Where the sensitive types of data are collected, data controllers must also identify an additional legal basis before they can process this information as well as the initial general legal basis. This is because the processing of these categories of information is generally prohibited unless an additional, tougher, condition is also met. Some of these conditions are set out in the GDPR in Article 9, but the DPA 2018 also identifies a number of further legal bases for processing this special category data in Schedule 1. In order to rely on many of these domestic conditions in the DPA 2018, employers will also need to implement an appropriate policy document which must explain how they ensure that the sensitive processing complies with the GDPR’s underlying principles and requirements, in particular those relating to retention and data minimisation.

The table below summarises some of the (non-exhaustive) additional conditions which are likely to be of most relevance to employers in the UK when seeking to use sensitive personal data:

Additional GDPR/DPA 2018 condition Appropriate policy document (and additional safeguards) required?
Explicit consent, for specified purposes (Art 9(2)(a) GDPR) No, but consent will rarely be appropriate in the context of a subordinate employment relationship, where consent cannot usually be said to be ‘freely given’. This will only be relevant where truly voluntary – for example, if employees can choose to have biometric access to premises but can otherwise choose an alternative method.
Processing must be necessary to carry out obligations or exercise specific rights of the employer or employee, so far as authorised by one of these areas of law in the UK (DPA 2018 Sch.1, Part 1, para. 1). Yes
Equal opportunities monitoring involving data revealing race / ethnic origin, religious / philosophical belief, health or sexual orientation only (and provided that such data is not used to take decisions about an individual, or cause them substantial damage or distress). (DPA 2018 Sch.1, Part 2, para. 8) Yes
Monitoring racial and ethnic diversity at defined senior levels of organisations, with the aim of maintaining or promoting diversity (provided that such data is not likely to cause substantial damage or distress to individuals) (DPA 2018 Sch.1, Part 2, para. 9) Yes
Where necessary to protect / detect unlawful acts in the substantial public interest and obtaining consent would prejudice that function (DPA 2018 Sch. 1, Part 2, para. 10) Yes (except in relation to disclosures or potential disclosures to competent authorities).
Other conditions exist in relation to processing for the purpose of fraud prevention, certain vetting processing, disclosures under terrorist financing / money laundering laws, insurance contracts / claims, occupational pension administration and safeguarding. Yes (for the conditions specifically listed in the column to the left).
Necessary for the establishment, exercise or defence of legal claims (Art 9(2)(f) GDPR) No

Where an employer processes data relating to actual or alleged criminal convictions or offences – such as when undertaking criminal record checks or processing evidence of employee fraud – then it must refer to the DPA 2018 for an additional legal basis (the GDPR does not specify any legal basis).

What is an “appropriate policy document”?

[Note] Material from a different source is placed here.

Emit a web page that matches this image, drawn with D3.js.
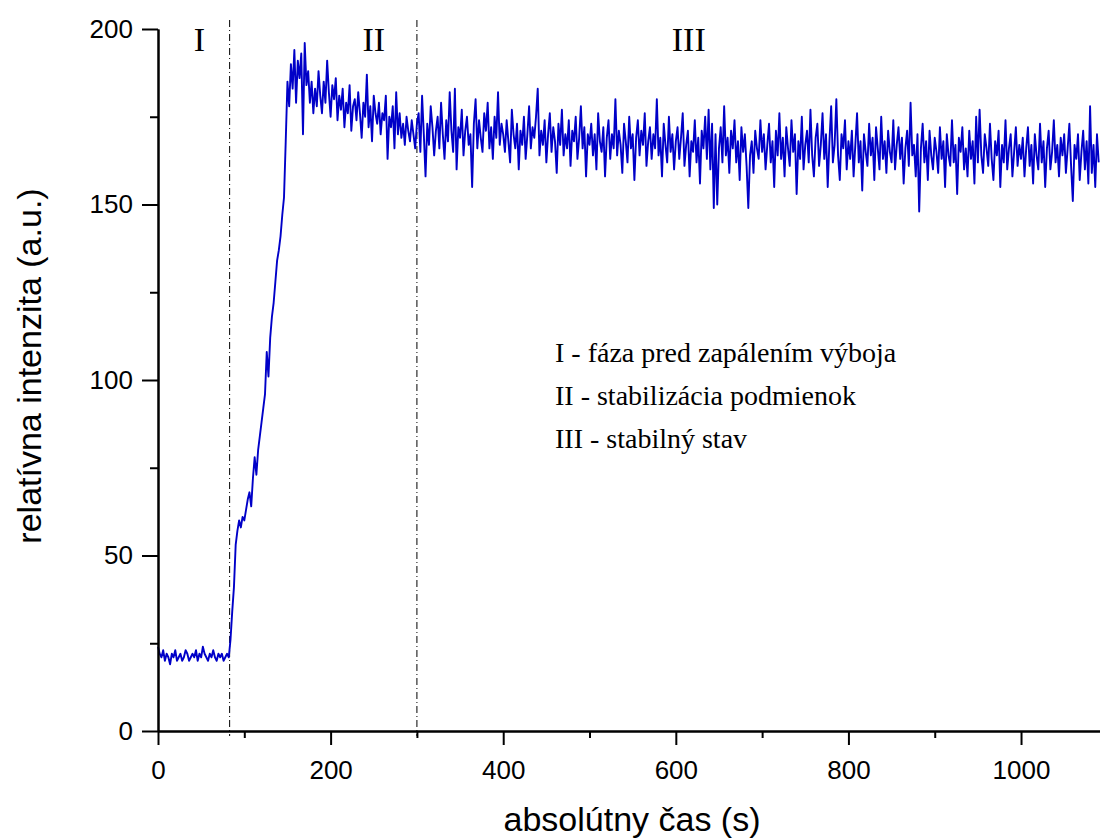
<!DOCTYPE html>
<html>
<head>
<meta charset="utf-8">
<script src="https://cdn.jsdelivr.net/npm/d3@7"></script>
<style>
  html, body { margin: 0; padding: 0; background: #fff; }
  svg { display: block; }
</style>
</head>
<body>
<svg id="chart" width="1100" height="838"></svg>
<script>
// ---- data ----
const timeStart = 0;   // s
const timeStep = 2;    // s between samples

// phase I (0 - 82 s)
const phase1 = [24,22,21,23,20,22,21,19,22,21, 23,20,21,22,20,21,23,22,20,21,
  22,21,23,20,22,21,24,22,21,20, 22,21,23,21,20,22,21,22,20,21, 22,21];
// ignition / rise (84 - 180 s)
const riseVals = [26,34,41,53,57,60,58,61,60,63, 66,68,64,72,78,73,80,84,88,92,
  96,108,101,112,118,122,128,134,137,141, 147,152,168,185,178,190,183,194,179,191,
  186,193,170,196,184,188,179,185,176];
// phase II (182 - 300 s)
const phase2 = [183,178,188,181,176,185,179,191,182,175, 184,180,186,174,181,177,183,172,179,176,
  184,171,178,180,174,182,176,169,179,175, 187,172,178,168,181,176,173,179,170,176,
  174,181,163,175,172,178,166,182,170,176, 169,173,167,175,171,168,174,170,166,173];
// phase III (302 - 1090 s)
const phase3 = [
  176,165,181,170,158,173,167,178,172,164, 171,175,166,179,170,163,174,168,182,171,
  165,183,160,172,169,177,164,171,175,167, 170,155,173,180,166,174,169,165,176,171,
  179,166,172,163,175,169,182,167,173,170,
  165,174,168,162,177,170,166,173,160,171, 167,175,163,170,178,166,172,169,175,183,
  164,171,167,174,162,170,176,165,172,168, 159,173,167,177,164,170,166,174,161,171,
  168,175,163,169,178,166,172,158,170,167,
  173,164,170,160,176,168,165,172,158,169, 174,163,170,166,180,164,171,167,159,173,
  168,162,175,166,170,157,169,174,164,171, 167,176,161,168,172,163,170,166,180,164,
  169,158,173,167,162,175,165,170,160,168,
  172,163,169,176,161,167,171,158,168,165, 174,162,169,156,171,166,175,163,177,160,
  173,149,170,150,166,172,162,178,164,169, 159,171,166,174,162,168,157,172,165,170,
  161,149,164,168,159,171,166,163,174,165,
  170,160,167,173,162,168,155,171,164,176, 163,169,158,172,166,161,174,165,170,153,
  168,163,175,160,167,171,162,177,164,158, 169,173,161,167,176,163,170,155,168,178,
  162,167,180,164,157,170,166,174,160,168,
  163,171,158,167,176,162,168,154,170,165, 161,173,164,169,157,172,166,160,175,163,
  168,159,171,165,162,174,160,167,172,163, 169,156,166,171,161,179,164,167,158,170,
  148,166,173,162,168,157,171,164,160,169,
  165,159,172,163,168,155,170,164,161,174, 162,167,153,169,165,172,160,166,158,171,
  163,168,156,175,162,177,164,159,170,166, 161,173,163,157,168,164,171,155,167,162,
  174,160,166,170,158,165,172,161,167,163,
  169,158,166,172,161,167,156,170,164,160, 173,162,168,155,166,171,160,165,174,162,
  167,158,169,164,170,159,166,173,161,151, 167,163,170,157,165,171,160,168,156,178,
  159,167,155,170,162];

const intensity = [...phase1, ...riseVals, ...phase2, ...phase3];

const phaseBoundaries = [83, 300];
const phaseLabels = [{text: "I", t: 48}, {text: "II", t: 250}, {text: "III", t: 615}];
const legendLines = ["I - fáza pred zapálením výboja", "II - stabilizácia podmienok", "III - stabilný stav"];

const xMajorTicks = [0, 200, 400, 600, 800, 1000];
const xMinorTicks = [100, 300, 500, 700, 900];
const yMajorTicks = [0, 50, 100, 150, 200];
const yMinorTicks = [25, 75, 125, 175];

const xTitle = "absolútny čas (s)";
const yTitle = "relatívna intenzita (a.u.)";

// ---- chart ----
const data = intensity.map((v, i) => ({t: timeStart + i * timeStep, v}));

const svg = d3.select("#chart");
const x = d3.scaleLinear().domain([0, 1091.5]).range([158, 1100]);
const y = d3.scaleLinear().domain([0, 200]).range([731, 29]);

const sans = "Arial, 'Liberation Sans', sans-serif";
const serif = "'Times New Roman', 'Liberation Serif', serif";

// phase boundaries
svg.selectAll("line.phase").data(phaseBoundaries).enter().append("line")
  .attr("class", "phase")
  .attr("x1", d => x(d)).attr("x2", d => x(d))
  .attr("y1", 20).attr("y2", 736)
  .attr("stroke", "#000").attr("stroke-width", 1)
  .attr("stroke-dasharray", "7,3,1,3");

// line
svg.append("path").datum(data)
  .attr("fill", "none")
  .attr("stroke", "#0000C8")
  .attr("stroke-width", 1.9)
  .attr("stroke-linejoin", "round")
  .attr("d", d3.line().x(d => x(d.t)).y(d => y(d.v)));

// axes
function styleAxis(g) {
  g.selectAll("path.domain").attr("stroke", "#000").attr("stroke-width", 2);
  g.selectAll(".tick line").attr("stroke", "#000").attr("stroke-width", 2);
  g.selectAll("text").attr("font-family", sans).attr("font-size", 26).attr("fill", "#000");
}

const xAxisMinor = svg.append("g").attr("transform", "translate(0,731)")
  .call(d3.axisBottom(x).tickValues(xMinorTicks).tickSize(7).tickSizeOuter(0).tickFormat(""));
styleAxis(xAxisMinor);
const xAxis = svg.append("g").attr("transform", "translate(0,731)")
  .call(d3.axisBottom(x).tickValues(xMajorTicks).tickSize(14).tickPadding(16).tickSizeOuter(0).tickFormat(d3.format("d")));
styleAxis(xAxis);

const yAxisMinor = svg.append("g").attr("transform", "translate(158,0)")
  .call(d3.axisLeft(y).tickValues(yMinorTicks).tickSize(8).tickSizeOuter(0).tickFormat(""));
styleAxis(yAxisMinor);
const yAxis = svg.append("g").attr("transform", "translate(158,0)")
  .call(d3.axisLeft(y).tickValues(yMajorTicks).tickSize(16).tickPadding(9).tickSizeOuter(0).tickFormat(d3.format("d")));
styleAxis(yAxis);

// axis titles
svg.append("text")
  .attr("x", 632).attr("y", 831)
  .attr("text-anchor", "middle")
  .attr("font-family", sans).attr("font-size", 34)
  .text(xTitle);

svg.append("text")
  .attr("transform", "translate(41,366) rotate(-90)")
  .attr("text-anchor", "middle")
  .attr("font-family", sans).attr("font-size", 34)
  .text(yTitle);

// phase labels
svg.selectAll("text.phaseLabel").data(phaseLabels).enter().append("text")
  .attr("class", "phaseLabel")
  .attr("x", d => x(d.t)).attr("y", 51)
  .attr("text-anchor", "middle")
  .attr("font-family", serif).attr("font-size", 34)
  .text(d => d.text);

// legend text
svg.selectAll("text.legend").data(legendLines).enter().append("text")
  .attr("class", "legend")
  .attr("x", 555).attr("y", (d, i) => 362 + i * 43)
  .attr("font-family", serif).attr("font-size", 28)
  .text(d => d);
</script>
</body>
</html>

Guidance on what will be acceptable as an “appropriate policy document” is currently limited. However, the DPA 2018 does confirm that such a document must, at minimum: (i) explain an employer’s procedures for securing compliance with the GDPR’s key data protection principles; and (ii) highlight their retention and erasure policies, in each case as specifically applicable to the relevant ‘special categories’ of data. This is information that is likely already set out in employers’ existing data protection policies.

The DPA 2018 also mirrors the GDPR’s focus on “demonstrating accountability” by requiring employers to retain any such policy document for at least 6 months following the end of any processing activity involving sensitive personal data, during which period it must be periodically reviewed, updated and provided without charge to the ICO upon request. Furthermore, where sensitive personal data is processed, an employer’s record of processing activity (as required under Article 30 GDPR) must also note the processing conditions relied upon and confirm compliance (or explain any non-compliance) with the required policy document.

What else do we need to do?

Identifying appropriate legal bases for the processing of these special categories of personal data (and keeping these under review) is just one step towards satisfying the GDPR’s onerous requirements. These will feed into and inform multiple aspects of HR compliance programmes, including employee facing privacy notices, records of processing activities, the need for data protection impact assessments where carrying out high risk processing and – potentially – the requirement to appoint a GDPR-compliant data protection officer. Where the business acts as a data processor, the employer will also be under pressure to ensure that employees are under contractual obligations of confidentiality to protect customer data.